It's good to hear former Victorian Premier John Brumby acknowledge that "Australia won't always be able to rely on what we dig out of the ground". That's true not because of the exhaustion of our large fossil fuel reserves, but because under the inevitable global pricing of carbon, the market for fossil fuels will disappear, and products we produce from emissions-intensive energy sources will become very expensive, and therefore uncompetitive.
Given the greed of large corporations and the short-sightedness of our less reflective investors and shareholders, it is understandable they will seek to capitalise on fossil fuels to the maximum possible extent before this happens. Understandable, but not acceptable.
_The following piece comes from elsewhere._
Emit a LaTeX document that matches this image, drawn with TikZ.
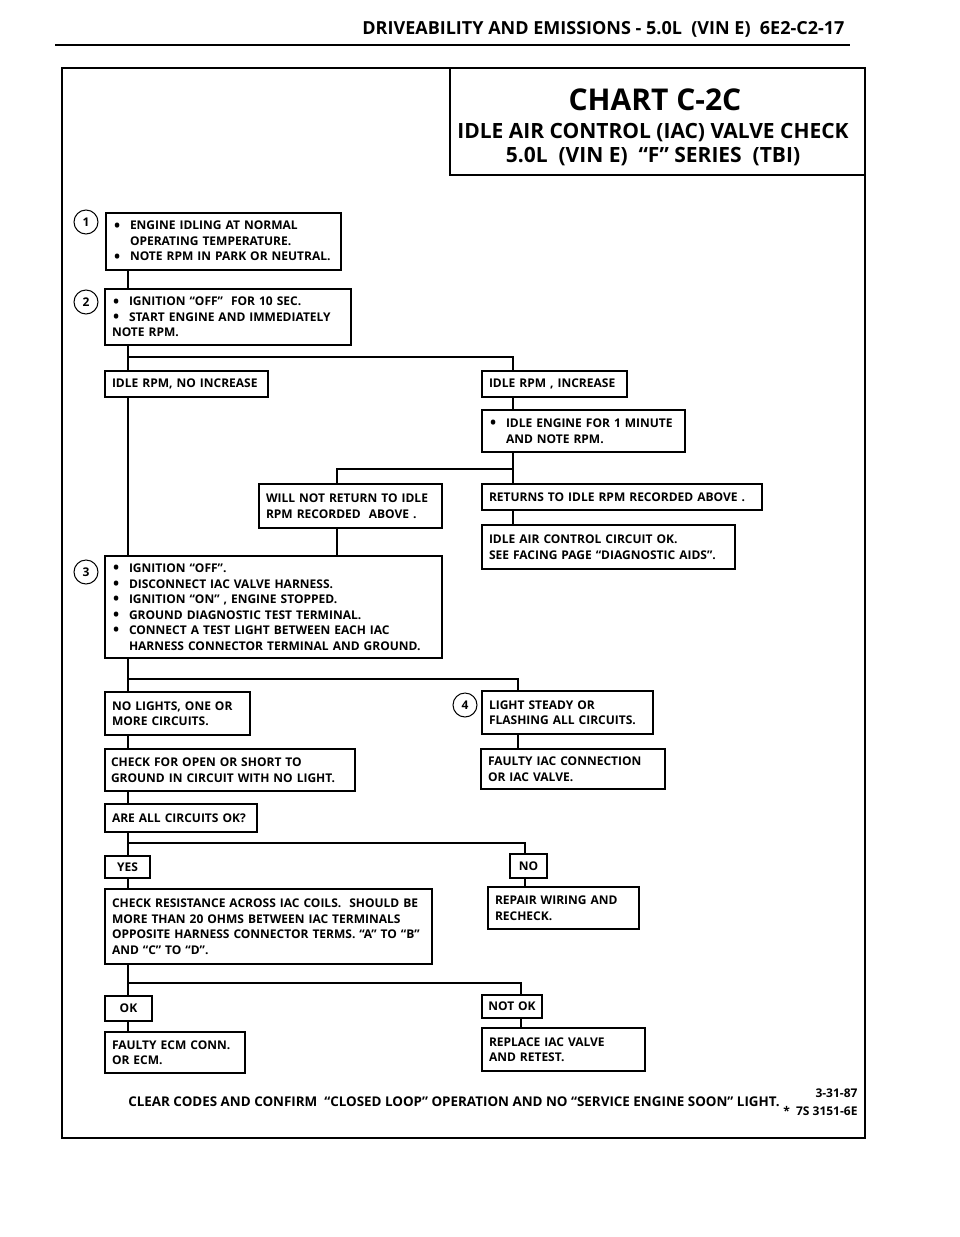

As they rush to squeeze value out of their dinosaur powerplants and fossil fuel reserves, they push Australia and the world towards or even across the boundary of dangerous climate change. Their misleading campaigns foretelling economic ruin and energy insecurity place dollars above disaster.
While John Brumby argues well for the economic benefits of low-emissions investment and development, the timeframe in which too many Labor governments see the transition would allow the exploitation of fossil fuels and their climate impacts to substantially play out. We are, in fact, expanding our search for oil, coal and gas, and we operate in a deluded two-climate economy - one where we invest in green initiatives, and one where we cancel these out through the headlong pursuit of fossil fuels.
It is this duality within Labor at state and federal levels that is undermining the argument for carbon pricing. With federal Labor MPs like Martin Ferguson, it is almost as if there's an implicit Carbon Party at work in Australia, drawing its members in lesser or greater numbers from Labor and the Coalition respectively. If we're not to lose the race - the human race - that has to stop.